Joseph Nyangon, Ph.D.

Senior Power and Utilities Expert

Bio

As a utility transformation and innovation advisor, Dr. Joe Nyangon helps utility clients navigate the changing energy landscape and pressures of decarbonization, digital transformation, and decentralization. He has over 15 years of experience in the energy sector ranging from energy modeling and decision analytics, energy economics and policy analysis, infrastructure investment, risk pricing strategies, and data analytics and innovation. Working at the leading edge of electricity market design and regulatory innovation, he has advised utilities on how to implement alternative utility regulation and pioneering grid modernization models like the New York’s Reforming the Energy Vision (REV), Illinois’s NextGrid, California’s Energy Savings and Performance Incentive, Germany’s Energiewende, Australia’s Electricity Network Transformation Roadmap, and the U.K.’s RIIO (Revenue = Incentives + Innovation + Outputs)—Ofgem’s framework for setting price controls for utility network companies operating in the electricity and natural gas markets in Great Britain. He has evaluated resource adequacy and capacity market design models that blend renewable energy and natural gas resources to incentivize DER (distributed energy resources) development and help deliver competitive ROI (return on investment) for customers.

Prior to joining SAS, Dr. Nyangon was a Postdoctoral Researcher in Energy Economics and Engineering Systems at the Center for Energy and Environmental Policy, University of Delaware. He holds or has held, academic affiliations at Columbia University, the Payne Institute at the Colorado School of Mines, the Initiative for Sustainable Energy Policy at Johns Hopkins University, the Center for Energy and Environmental Policy at the University of Delaware, and the Foundation for Renewable Energy and Environment. He has published over 60 publications and serves on the editorial boards of the Smart Cities and Society, Sustainability, and Energy Research and Social Science (IF: 4.77) journals. Previously, he was a consultant at the United Nations in New York and is a TED Fellow.
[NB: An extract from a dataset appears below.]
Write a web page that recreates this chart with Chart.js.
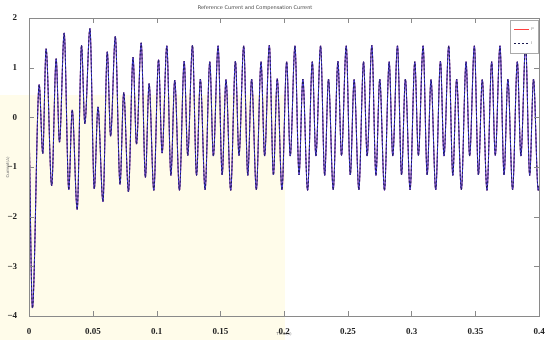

Dr. Nyangon holds a Ph.D. and two master’s degrees focusing on energy systems engineering, computing systems, and energy economics and energy policy from Columbia University, University of Delaware, University of Greenwich, and earned a bachelor’s degree in engineering. In addition to his scholarly activities, he is an active member of IEEE, INFORMS, USAEE, IAEE, and Project Management Institute.